# Peperomia Prostrata



## Trickishleaf (Jun 29, 2012)

So, I have numerous clippings of Prostrata, all from the same vendor. In one tank, the cuttings are spreading and growing tons of little growth. In a different tank, the cuttings have grown at least 6" in length, and are really vine like.
This one is weird though. In my plant growout, I have a single CFL bulb and I laid 2 unrooted cuttings of Prostrata in a pot. 








As you can see, some of the leaves are almost the size of a penny, have extremely dark coloration, and are not fleshy at all.

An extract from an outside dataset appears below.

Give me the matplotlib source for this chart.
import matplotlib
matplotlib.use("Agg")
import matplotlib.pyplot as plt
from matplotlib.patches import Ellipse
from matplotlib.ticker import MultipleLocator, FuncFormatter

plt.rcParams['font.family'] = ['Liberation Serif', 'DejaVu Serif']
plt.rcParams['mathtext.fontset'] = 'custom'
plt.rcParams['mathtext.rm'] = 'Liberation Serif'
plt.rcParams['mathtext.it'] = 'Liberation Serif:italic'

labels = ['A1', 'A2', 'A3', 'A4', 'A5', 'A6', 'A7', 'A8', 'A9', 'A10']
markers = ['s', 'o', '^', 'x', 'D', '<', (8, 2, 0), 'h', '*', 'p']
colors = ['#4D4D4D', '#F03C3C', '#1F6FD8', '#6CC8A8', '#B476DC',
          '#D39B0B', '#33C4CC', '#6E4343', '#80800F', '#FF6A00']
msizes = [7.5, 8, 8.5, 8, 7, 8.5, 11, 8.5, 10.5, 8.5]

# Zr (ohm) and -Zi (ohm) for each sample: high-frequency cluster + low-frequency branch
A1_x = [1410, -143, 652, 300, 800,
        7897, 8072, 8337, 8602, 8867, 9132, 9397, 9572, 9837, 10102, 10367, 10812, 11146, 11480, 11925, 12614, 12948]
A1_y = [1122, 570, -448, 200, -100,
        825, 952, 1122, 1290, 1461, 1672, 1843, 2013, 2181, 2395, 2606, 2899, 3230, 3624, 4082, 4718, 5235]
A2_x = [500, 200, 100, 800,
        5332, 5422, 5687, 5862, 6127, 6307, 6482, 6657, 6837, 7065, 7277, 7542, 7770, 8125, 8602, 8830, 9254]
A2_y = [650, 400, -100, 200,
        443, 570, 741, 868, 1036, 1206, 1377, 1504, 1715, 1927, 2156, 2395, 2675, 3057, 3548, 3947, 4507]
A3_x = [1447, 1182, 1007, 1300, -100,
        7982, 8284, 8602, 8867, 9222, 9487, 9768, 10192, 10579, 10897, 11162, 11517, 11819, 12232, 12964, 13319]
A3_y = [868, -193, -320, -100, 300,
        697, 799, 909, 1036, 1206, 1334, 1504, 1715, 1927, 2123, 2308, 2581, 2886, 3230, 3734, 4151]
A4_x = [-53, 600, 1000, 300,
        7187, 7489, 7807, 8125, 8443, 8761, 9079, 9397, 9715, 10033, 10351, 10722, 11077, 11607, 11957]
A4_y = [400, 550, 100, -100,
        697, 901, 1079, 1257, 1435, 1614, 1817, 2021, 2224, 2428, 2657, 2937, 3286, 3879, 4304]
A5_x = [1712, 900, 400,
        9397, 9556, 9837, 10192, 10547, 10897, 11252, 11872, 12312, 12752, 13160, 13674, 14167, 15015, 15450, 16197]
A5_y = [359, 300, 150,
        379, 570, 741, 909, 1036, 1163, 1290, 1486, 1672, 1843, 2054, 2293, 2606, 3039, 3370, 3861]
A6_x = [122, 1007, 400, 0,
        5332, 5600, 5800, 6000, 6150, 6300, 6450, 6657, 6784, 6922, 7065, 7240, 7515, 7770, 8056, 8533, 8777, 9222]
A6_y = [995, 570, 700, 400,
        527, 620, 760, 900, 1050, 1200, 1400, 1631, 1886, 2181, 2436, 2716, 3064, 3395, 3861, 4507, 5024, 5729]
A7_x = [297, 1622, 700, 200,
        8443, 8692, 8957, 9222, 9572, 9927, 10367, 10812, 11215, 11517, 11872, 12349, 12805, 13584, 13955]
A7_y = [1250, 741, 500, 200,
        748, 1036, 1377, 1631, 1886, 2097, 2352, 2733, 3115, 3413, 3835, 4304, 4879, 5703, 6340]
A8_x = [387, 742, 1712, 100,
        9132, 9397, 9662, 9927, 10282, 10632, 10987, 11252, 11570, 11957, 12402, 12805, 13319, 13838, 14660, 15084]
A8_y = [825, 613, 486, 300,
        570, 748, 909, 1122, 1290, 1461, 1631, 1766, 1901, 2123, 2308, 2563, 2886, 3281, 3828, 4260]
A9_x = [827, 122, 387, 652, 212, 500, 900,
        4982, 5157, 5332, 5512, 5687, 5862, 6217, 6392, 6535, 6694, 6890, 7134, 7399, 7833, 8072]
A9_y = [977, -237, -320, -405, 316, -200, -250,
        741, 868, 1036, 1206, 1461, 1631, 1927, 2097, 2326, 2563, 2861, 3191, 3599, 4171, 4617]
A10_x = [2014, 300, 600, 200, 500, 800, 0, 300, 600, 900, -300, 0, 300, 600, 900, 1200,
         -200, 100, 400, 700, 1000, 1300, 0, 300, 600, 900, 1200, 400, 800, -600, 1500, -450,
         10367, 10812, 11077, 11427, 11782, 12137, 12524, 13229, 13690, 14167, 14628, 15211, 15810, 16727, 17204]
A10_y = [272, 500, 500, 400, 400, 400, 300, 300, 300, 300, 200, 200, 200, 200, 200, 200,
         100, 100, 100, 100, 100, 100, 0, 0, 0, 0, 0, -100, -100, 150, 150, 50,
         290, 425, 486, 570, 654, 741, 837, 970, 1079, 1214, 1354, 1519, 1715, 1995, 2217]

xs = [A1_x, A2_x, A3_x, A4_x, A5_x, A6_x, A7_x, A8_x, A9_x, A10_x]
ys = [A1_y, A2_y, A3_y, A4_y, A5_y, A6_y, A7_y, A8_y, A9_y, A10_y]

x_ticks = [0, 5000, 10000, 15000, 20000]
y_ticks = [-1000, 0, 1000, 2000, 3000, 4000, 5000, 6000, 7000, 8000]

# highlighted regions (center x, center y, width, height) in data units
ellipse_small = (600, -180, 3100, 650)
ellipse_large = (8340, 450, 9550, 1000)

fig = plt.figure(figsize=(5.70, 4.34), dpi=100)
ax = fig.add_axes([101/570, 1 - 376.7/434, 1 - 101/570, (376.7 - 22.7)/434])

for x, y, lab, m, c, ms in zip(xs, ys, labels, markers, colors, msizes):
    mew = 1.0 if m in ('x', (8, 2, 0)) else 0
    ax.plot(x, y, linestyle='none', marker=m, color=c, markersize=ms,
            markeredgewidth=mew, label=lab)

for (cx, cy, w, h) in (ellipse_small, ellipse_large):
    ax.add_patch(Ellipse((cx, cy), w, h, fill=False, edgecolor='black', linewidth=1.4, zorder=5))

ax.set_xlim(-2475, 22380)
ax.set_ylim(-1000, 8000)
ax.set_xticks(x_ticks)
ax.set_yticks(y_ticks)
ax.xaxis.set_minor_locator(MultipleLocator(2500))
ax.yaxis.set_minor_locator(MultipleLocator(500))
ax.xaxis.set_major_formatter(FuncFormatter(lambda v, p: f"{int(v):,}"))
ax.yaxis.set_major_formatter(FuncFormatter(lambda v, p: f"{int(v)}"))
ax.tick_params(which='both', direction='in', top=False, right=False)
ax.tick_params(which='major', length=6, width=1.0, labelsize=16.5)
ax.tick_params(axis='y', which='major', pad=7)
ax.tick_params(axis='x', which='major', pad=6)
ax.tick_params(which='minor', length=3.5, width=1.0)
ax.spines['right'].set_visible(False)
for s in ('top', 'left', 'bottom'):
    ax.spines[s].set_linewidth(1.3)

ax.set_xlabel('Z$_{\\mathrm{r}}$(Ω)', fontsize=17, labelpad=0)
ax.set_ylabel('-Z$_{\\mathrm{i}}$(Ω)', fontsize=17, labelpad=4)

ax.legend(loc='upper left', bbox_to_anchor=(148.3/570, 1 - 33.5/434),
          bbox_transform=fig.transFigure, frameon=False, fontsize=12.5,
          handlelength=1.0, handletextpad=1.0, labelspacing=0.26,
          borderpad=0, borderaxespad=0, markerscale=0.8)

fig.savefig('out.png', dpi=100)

Is this pretty standard variation in this plant based on light levels etc?


----------



## Trickishleaf (Jun 29, 2012)

Some shots of the other cuttings for comparison.


----------



## NathanB (Jan 21, 2008)

I dont know if its just from light levels, but thats pretty standard. Pretty neat huh. I'll post a photo of one thats mostly succulent tonight.


----------



## GRIMM (Jan 18, 2010)

As the amount of light decreases, overall surface area of a leaf will usually increase to make up for it. I think it is pretty universal for most plants but I could be wrong. I noticed it in my tank too. I like the big leaves!


----------



## therizman2 (Jul 20, 2008)

Pretty common, especially for Peperomias in my experience. I could grow the same species in three different conditions and you would never think all three are the same species. They seem to adapt to their growing environment in very interesting ways.


----------